At Princeton, about 40 percent of the 4,600 undergraduate students receive financial aid. Tuition, room and board total $33,613 per year, or more than $134,000 over four years.

The average U.S. student has to pay back $15,000 after school.

Don Betterton, Princeton director of financial aid, said the push to make the school more affordable began in 1998, when the university decided to replace loans with grants for families earning below $40,000.

"Our president wanted to concentrate on low-income students," Betterton said. "He had the feeling if our financial aid program was generous enough, we could attract really good students who would have gone to public institutions."

Scrapping all loans for undergraduate students was the next step.

Princeton will instead draw from its endowment to offer grants to cover costs beyond what a family is able to pay. Students and their families will still be free to take out bank loans or participate in work-study programs.

"The list of schools that can do this is pretty short," said Michael McPherson, president of Macalester College, a private school in St. Paul, Minn. "I expect we'll probably know in a month or so what schools will be on the list. I'm sure schools like Harvard, Yale, MIT, Stanford will respond to it."

Financial aid packages have become a more significant factor in recruiting among elite universities since the dissolution of the so-called Overlap Group, said Morton Owen Schapiro, president of Williams College, a private school in Williamstown, Mass.

For more than 35 years, the Massachusetts Institute of Technology and the Ivy League schools - Harvard, Princeton, Pennsylvania, Yale, Brown, Columbia, Cornell and Dartmouth - met yearly to set a financial aid formula. They agreed to extend matching offers to students who had been accepted into more than one school in the group.

But in 1991, all group members except MIT signed a consent decree to stop the practice, ending a federal antitrust investigation into alleged price-fixing. The Justice Department sued MIT and reached a settlement in 1993.
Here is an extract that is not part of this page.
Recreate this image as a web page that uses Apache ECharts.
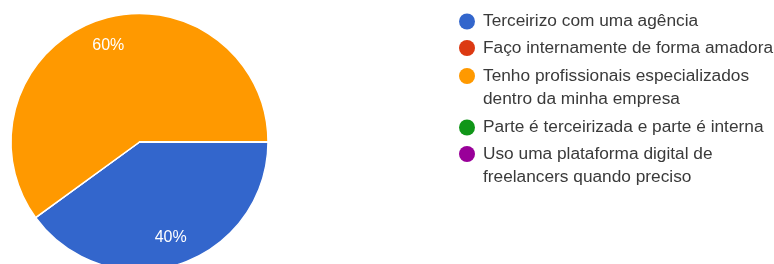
<!DOCTYPE html>
<html>
<head>
<meta charset="utf-8">
<script src="https://cdn.jsdelivr.net/npm/echarts@6/dist/echarts.min.js"></script>
<style>
  html, body { margin: 0; padding: 0; background: #fff; }
  #chart { width: 774px; height: 264px; }
</style>
</head>
<body>
<div id="chart"></div>
<script>
// respostas (percentual)
const categories = [
  'Terceirizo com uma agência',
  'Faço internamente de forma amadora',
  'Tenho profissionais especializados\ndentro da minha empresa',
  'Parte é terceirizada e parte é interna',
  'Uso uma plataforma digital de\nfreelancers quando preciso'
];
const values = [40, 0, 60, 0, 0];
const colors = ['#3366cc', '#dc3912', '#ff9900', '#109618', '#990099'];

// layout da legenda: centro vertical de cada bolinha
const legendRowY = [21.5, 48, 76, 127.5, 154];
const LINE_H = 23;

const center = [139.5, 142];
const R = 128.5;
const FONT = 'Arial, "Liberation Sans", sans-serif';

const chart = echarts.init(document.getElementById('chart'), null, { renderer: 'canvas' });

const pieData = categories.map((name, i) => ({
  name: name,
  value: values[i],
  itemStyle: { color: colors[i] }
}));

// uma legenda por item, pra alinhar a primeira linha com a bolinha
// (texto com várias linhas ganha uma linha vazia em cima, aí a 1a linha fica no meio)
const legends = categories.map((name, i) => {
  const extra = name.split('\n').length - 1;
  const totalLines = 1 + extra * 2;
  return {
    data: [name],
    orient: 'vertical',
    left: 459,
    top: legendRowY[i] - (totalLines * LINE_H) / 2,
    padding: 0,
    icon: 'circle',
    itemWidth: 16,
    itemHeight: 16,
    itemStyle: { borderWidth: 0 },
    selectedMode: false,
    formatter: n => '\n'.repeat(extra) + n,
    textStyle: {
      fontFamily: FONT,
      fontSize: 17.3,
      color: '#3a3a3a',
      lineHeight: LINE_H,
      padding: [0, 0, 0, 3]
    }
  };
});

chart.setOption({
  backgroundColor: '#fff',
  animation: false,
  legend: legends,
  series: [
    {
      type: 'pie',
      name: 'main',
      center: center,
      radius: [0, R],
      startAngle: 0,
      clockwise: true,
      data: pieData,
      label: { show: false },
      labelLine: { show: false },
      itemStyle: { borderColor: '#fff', borderWidth: 1.5 },
      emphasis: { disabled: true }
    },
    {
      // só pros rótulos de porcentagem, mais pra fora que o meio do raio
      type: 'pie',
      name: 'labels',
      center: center,
      radius: [67.5, R],
      startAngle: 0,
      clockwise: true,
      silent: true,
      legendHoverLink: false,
      data: pieData.map(d => ({ name: d.name, value: d.value })),
      itemStyle: { color: 'rgba(0,0,0,0)' },
      label: {
        show: true,
        position: 'inside',
        color: '#fff',
        fontFamily: FONT,
        fontSize: 16,
        formatter: p => p.value ? Math.round(p.percent) + '%' : ''
      },
      labelLine: { show: false },
      emphasis: { disabled: true }
    }
  ]
});
</script>
</body>
</html>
Princeton's latest initiative bucks a long-term trend in higher education in which loans have increasingly replaced grants, said Jon Fuller, a senior fellow at the National Association of Independent Colleges and Universities.

Nationally, loans account for 59 percent of financial aid, compared with 41 percent in 1980, according to the College Board.

"Anything that will help more people go to places like Princeton is great," said Sally Baker, a spokeswoman for Harvard College's faculty of arts and sciences. As for Harvard, "it won't be surprising if we come up with a plan that's good for Harvard students."

Yale administrators have not determined whether eliminating loans is feasible, said Ernst Huff, associate vice president of student financial and administrative services.